> _Task_
Exactly the lines from the one with "Reproduce this diagram with TikZ." through the one with "(297,148) -- (505,148);", inclusive, are to be repeated, and the pictures are not.

◆ ◆ ◆ ◆

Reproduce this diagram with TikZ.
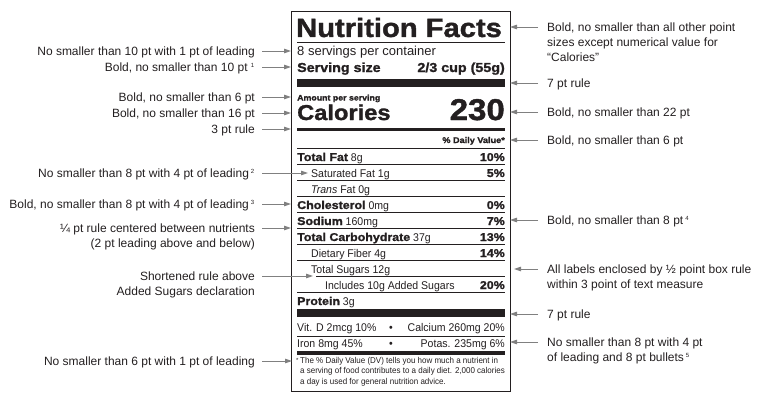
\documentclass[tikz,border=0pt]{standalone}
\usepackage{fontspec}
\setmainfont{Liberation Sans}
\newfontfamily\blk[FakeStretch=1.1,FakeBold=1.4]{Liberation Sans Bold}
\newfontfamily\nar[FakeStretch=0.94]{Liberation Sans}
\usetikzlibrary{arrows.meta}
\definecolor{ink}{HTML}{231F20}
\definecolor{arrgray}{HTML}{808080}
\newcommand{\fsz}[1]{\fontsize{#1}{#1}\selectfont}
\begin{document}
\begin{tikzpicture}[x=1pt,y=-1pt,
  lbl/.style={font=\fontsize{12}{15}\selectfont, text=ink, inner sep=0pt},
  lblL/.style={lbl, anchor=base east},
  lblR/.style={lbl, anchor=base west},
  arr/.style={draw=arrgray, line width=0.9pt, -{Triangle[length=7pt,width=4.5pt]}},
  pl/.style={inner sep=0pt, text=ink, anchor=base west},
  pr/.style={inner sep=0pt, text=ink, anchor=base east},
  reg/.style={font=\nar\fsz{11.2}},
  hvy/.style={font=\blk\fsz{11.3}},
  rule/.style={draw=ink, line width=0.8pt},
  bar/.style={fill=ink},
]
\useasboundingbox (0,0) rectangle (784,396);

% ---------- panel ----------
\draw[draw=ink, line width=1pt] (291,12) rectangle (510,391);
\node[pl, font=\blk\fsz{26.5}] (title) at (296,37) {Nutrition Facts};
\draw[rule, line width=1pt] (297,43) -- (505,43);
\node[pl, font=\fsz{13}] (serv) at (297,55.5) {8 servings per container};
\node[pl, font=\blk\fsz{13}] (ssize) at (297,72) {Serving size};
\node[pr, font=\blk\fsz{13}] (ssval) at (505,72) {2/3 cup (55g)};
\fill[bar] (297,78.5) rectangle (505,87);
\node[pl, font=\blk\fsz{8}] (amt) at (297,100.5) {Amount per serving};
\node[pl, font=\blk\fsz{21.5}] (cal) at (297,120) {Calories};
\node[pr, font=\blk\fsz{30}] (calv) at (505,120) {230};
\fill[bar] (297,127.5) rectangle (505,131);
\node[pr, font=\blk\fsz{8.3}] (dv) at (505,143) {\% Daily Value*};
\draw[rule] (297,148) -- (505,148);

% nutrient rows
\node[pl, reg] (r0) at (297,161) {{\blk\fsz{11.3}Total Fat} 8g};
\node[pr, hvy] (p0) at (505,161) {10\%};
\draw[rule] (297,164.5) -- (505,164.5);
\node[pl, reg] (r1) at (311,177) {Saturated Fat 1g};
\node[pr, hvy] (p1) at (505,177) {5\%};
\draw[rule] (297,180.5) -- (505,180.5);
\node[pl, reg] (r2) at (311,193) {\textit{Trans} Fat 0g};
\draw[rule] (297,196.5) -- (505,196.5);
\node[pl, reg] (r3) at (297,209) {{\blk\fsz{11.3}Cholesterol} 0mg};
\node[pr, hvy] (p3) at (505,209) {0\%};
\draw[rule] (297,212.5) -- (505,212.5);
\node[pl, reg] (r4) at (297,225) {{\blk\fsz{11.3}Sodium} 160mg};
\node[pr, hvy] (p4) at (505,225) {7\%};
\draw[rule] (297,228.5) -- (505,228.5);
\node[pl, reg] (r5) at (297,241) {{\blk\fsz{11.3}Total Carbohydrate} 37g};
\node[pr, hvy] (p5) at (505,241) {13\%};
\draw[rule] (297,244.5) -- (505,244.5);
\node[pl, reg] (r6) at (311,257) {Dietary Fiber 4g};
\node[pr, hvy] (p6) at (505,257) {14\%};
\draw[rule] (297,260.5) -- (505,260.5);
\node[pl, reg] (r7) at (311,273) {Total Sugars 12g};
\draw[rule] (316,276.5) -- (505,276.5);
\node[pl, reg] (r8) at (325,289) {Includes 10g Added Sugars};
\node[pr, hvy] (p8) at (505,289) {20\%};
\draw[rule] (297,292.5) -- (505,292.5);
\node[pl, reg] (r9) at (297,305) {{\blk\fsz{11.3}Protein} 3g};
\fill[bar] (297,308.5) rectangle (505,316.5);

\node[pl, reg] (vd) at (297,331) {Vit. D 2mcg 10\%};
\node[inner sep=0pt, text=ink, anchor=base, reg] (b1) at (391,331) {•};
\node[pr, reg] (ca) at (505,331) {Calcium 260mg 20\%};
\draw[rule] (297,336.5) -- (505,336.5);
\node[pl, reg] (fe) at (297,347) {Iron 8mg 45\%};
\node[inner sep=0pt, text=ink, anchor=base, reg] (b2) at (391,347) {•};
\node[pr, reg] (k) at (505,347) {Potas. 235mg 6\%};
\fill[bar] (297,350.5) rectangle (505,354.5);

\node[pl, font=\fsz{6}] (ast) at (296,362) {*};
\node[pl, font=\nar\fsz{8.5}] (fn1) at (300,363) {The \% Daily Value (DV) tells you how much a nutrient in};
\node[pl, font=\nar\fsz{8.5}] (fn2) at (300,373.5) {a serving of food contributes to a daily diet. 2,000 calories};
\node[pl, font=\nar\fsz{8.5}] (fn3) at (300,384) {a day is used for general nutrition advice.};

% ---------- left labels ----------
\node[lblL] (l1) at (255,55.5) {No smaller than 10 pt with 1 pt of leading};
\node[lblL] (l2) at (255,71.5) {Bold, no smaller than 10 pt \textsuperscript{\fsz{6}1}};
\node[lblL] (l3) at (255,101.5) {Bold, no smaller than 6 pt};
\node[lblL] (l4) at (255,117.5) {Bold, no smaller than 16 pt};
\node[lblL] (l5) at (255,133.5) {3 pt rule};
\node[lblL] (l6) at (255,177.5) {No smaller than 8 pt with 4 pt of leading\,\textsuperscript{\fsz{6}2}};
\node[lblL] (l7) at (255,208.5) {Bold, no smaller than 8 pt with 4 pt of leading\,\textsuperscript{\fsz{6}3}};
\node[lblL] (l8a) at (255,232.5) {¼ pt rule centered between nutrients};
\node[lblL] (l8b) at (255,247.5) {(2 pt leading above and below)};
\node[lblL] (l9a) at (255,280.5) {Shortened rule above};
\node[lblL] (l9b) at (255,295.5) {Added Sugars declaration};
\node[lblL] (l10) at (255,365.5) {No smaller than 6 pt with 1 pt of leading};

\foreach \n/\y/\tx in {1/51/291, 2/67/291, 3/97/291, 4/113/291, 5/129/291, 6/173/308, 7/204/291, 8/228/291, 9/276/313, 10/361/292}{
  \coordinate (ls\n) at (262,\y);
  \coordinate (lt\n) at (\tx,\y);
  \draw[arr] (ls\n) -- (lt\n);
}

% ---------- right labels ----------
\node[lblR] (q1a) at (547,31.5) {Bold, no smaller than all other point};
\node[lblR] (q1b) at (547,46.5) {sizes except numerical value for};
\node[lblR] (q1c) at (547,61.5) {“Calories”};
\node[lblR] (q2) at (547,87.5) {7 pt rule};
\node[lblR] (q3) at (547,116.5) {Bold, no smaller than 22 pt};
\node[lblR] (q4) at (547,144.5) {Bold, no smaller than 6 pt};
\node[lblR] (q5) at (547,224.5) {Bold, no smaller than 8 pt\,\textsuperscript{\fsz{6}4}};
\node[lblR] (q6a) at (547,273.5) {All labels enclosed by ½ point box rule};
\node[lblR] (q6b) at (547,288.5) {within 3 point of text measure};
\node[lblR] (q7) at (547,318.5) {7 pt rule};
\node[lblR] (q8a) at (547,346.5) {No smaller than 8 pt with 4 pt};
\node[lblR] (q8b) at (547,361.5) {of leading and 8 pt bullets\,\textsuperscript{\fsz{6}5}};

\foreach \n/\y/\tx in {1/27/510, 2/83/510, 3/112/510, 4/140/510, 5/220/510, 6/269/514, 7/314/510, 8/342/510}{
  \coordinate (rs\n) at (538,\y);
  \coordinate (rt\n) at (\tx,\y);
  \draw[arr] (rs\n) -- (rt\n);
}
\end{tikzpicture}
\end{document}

◆ ◆ ◆ ◆

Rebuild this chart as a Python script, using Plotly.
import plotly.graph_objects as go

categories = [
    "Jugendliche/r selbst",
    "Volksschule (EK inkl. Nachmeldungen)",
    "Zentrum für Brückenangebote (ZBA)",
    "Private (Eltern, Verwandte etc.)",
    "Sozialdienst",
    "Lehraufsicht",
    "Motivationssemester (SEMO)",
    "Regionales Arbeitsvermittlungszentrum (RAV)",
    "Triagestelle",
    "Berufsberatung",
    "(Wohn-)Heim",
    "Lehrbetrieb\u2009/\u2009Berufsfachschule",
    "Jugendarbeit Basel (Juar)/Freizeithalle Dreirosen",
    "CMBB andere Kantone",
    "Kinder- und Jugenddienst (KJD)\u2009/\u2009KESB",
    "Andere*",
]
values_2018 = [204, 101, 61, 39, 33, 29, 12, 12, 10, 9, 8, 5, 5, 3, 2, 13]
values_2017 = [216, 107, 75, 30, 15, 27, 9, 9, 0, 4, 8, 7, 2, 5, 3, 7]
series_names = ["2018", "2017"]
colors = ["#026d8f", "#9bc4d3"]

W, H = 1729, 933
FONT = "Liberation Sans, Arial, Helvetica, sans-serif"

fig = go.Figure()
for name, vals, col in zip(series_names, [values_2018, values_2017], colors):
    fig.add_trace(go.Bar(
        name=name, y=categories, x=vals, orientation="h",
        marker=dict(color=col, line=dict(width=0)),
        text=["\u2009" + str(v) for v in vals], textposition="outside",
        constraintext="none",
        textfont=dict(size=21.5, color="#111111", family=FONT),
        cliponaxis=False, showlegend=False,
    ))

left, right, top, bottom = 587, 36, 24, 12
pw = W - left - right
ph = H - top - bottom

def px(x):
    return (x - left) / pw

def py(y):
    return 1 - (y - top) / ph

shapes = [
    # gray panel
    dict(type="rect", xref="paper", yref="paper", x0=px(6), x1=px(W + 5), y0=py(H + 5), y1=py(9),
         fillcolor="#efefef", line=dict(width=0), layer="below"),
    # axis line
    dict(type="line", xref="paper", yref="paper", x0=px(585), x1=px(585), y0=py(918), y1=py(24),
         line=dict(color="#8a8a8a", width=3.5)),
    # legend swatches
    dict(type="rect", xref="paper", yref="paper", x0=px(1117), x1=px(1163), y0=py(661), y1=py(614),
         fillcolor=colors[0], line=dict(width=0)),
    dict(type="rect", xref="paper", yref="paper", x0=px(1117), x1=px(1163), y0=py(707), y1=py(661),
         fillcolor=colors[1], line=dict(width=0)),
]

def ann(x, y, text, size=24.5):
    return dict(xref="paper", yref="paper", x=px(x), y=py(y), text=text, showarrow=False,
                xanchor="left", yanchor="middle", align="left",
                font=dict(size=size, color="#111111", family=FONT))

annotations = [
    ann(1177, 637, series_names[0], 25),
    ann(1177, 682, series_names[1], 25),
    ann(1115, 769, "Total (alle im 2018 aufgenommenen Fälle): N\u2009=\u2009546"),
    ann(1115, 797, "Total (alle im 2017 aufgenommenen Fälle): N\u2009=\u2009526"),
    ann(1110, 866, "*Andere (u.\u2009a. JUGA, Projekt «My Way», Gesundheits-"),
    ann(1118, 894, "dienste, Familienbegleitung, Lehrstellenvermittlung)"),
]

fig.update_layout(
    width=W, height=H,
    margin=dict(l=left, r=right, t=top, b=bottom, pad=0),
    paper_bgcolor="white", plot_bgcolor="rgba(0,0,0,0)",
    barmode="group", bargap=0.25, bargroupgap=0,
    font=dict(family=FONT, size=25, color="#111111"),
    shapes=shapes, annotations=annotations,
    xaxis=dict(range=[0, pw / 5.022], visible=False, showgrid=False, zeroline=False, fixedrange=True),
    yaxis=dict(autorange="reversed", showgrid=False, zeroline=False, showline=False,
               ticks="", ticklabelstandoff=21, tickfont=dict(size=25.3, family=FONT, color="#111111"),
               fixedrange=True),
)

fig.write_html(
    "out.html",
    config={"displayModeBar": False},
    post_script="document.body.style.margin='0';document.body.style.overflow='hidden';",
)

◆ ◆ ◆ ◆

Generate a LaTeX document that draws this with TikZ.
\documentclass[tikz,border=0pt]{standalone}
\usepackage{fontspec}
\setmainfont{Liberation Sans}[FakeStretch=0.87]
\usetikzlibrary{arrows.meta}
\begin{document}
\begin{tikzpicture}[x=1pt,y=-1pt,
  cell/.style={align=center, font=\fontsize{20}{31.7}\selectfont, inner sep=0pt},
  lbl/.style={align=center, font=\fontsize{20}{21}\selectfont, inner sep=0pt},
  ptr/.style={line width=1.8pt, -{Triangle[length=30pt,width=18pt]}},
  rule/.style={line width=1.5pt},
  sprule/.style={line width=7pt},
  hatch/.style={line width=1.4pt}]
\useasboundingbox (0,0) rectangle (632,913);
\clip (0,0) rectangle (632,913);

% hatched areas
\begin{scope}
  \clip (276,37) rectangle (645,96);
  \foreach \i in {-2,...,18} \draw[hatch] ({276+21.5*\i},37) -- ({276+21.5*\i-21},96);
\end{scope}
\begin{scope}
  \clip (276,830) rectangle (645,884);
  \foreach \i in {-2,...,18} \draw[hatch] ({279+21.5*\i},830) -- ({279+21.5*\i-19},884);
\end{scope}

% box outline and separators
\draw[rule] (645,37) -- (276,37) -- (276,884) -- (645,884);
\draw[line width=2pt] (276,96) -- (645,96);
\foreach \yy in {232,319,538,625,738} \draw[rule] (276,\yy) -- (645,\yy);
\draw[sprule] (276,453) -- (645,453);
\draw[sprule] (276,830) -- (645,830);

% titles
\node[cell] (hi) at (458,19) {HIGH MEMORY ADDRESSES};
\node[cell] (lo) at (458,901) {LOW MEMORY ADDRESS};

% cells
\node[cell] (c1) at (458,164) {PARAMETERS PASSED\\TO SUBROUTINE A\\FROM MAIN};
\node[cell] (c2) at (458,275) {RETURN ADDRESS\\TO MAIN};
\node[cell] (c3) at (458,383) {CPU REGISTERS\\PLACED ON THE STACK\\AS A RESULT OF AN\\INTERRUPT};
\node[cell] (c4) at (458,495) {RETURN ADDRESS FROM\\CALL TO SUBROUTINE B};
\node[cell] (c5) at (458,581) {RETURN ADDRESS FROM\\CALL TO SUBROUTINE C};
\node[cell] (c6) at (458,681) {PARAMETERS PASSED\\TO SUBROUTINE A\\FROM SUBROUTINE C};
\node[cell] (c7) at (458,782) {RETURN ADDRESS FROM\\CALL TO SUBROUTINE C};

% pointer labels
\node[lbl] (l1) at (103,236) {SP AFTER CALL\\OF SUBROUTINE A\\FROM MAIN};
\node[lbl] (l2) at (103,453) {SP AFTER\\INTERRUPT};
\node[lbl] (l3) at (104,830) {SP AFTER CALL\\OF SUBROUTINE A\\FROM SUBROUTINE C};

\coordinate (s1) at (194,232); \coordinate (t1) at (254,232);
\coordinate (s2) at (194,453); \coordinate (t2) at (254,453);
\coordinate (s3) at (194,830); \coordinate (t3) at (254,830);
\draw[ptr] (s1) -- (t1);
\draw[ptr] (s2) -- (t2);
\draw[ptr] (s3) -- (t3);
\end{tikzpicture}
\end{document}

◆ ◆ ◆ ◆

> _Correct answer_
Reproduce this diagram with TikZ.
\documentclass[tikz,border=0pt]{standalone}
\usepackage{fontspec}
\setmainfont{Liberation Sans}
\newfontfamily\blk[FakeStretch=1.1,FakeBold=1.4]{Liberation Sans Bold}
\newfontfamily\nar[FakeStretch=0.94]{Liberation Sans}
\usetikzlibrary{arrows.meta}
\definecolor{ink}{HTML}{231F20}
\definecolor{arrgray}{HTML}{808080}
\newcommand{\fsz}[1]{\fontsize{#1}{#1}\selectfont}
\begin{document}
\begin{tikzpicture}[x=1pt,y=-1pt,
  lbl/.style={font=\fontsize{12}{15}\selectfont, text=ink, inner sep=0pt},
  lblL/.style={lbl, anchor=base east},
  lblR/.style={lbl, anchor=base west},
  arr/.style={draw=arrgray, line width=0.9pt, -{Triangle[length=7pt,width=4.5pt]}},
  pl/.style={inner sep=0pt, text=ink, anchor=base west},
  pr/.style={inner sep=0pt, text=ink, anchor=base east},
  reg/.style={font=\nar\fsz{11.2}},
  hvy/.style={font=\blk\fsz{11.3}},
  rule/.style={draw=ink, line width=0.8pt},
  bar/.style={fill=ink},
]
\useasboundingbox (0,0) rectangle (784,396);

% ---------- panel ----------
\draw[draw=ink, line width=1pt] (291,12) rectangle (510,391);
\node[pl, font=\blk\fsz{26.5}] (title) at (296,37) {Nutrition Facts};
\draw[rule, line width=1pt] (297,43) -- (505,43);
\node[pl, font=\fsz{13}] (serv) at (297,55.5) {8 servings per container};
\node[pl, font=\blk\fsz{13}] (ssize) at (297,72) {Serving size};
\node[pr, font=\blk\fsz{13}] (ssval) at (505,72) {2/3 cup (55g)};
\fill[bar] (297,78.5) rectangle (505,87);
\node[pl, font=\blk\fsz{8}] (amt) at (297,100.5) {Amount per serving};
\node[pl, font=\blk\fsz{21.5}] (cal) at (297,120) {Calories};
\node[pr, font=\blk\fsz{30}] (calv) at (505,120) {230};
\fill[bar] (297,127.5) rectangle (505,131);
\node[pr, font=\blk\fsz{8.3}] (dv) at (505,143) {\% Daily Value*};
\draw[rule] (297,148) -- (505,148);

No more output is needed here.